My master often slapped me on the hand with his wooden slapper, but he never flogged me; though I must have suffered all the pains and penalties of flogging from him one time, for, before he struck me at all, I screeched as if he had me half-killed.
I was put into the vestry-room one evening, with five or six other boys, to be flogged, after the rest of the scholars had left school.
The master came in and locked the door, and gave the orders to strip. I unbuttoned my trousers from my jacket, and let them fall down. I commenced screeching, and I’d emphasize with a louder screech every lash of the cat-o’-nine tails that every little boy would get. I was left for the last. He caught me by the shoulder. “Now,” said he, “will you be late from school any more?” “Oh, sir, oh, sir, I’ll never be late any more.” “You’ll keep your promise—sure?” “Oh, yes, yes, sir; I’ll never be late anymore.” Then, with cat-o’-nine tails lifted in his hand, he let me go without striking me.

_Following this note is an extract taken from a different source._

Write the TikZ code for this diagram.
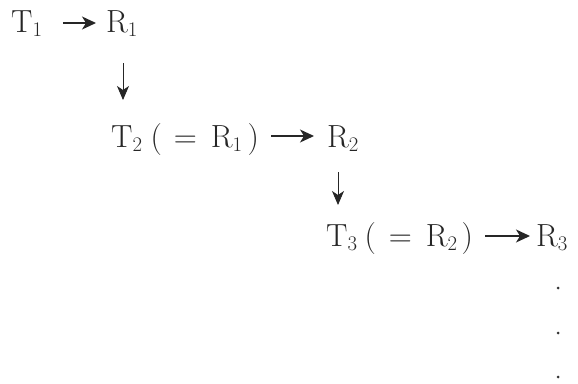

This school I was at was called the Old-Chapel school. It was built on the top of the hill field, and on the top of the Rock. Very likely it was built in the days of the persecution of the church, when it was a crime for the priest to say mass, and a crime for the people to attend mass. From the location of it, any one coming toward it from the north, east, south or west, could be seen. The watchman in the belfry house on the tiptop of the rock could see all around him. “The Rock” is a seashore hamlet, inhabited chiefly by fishermen. The hill field was one of my father’s fields, and often I went over the wall on a Sunday morning to look at Corly Keohane ringing the bell for mass. I had to be up early those mornings to keep the Rock hens out of the cornfield; often and often the bedclothes were pulled off me at daybreak.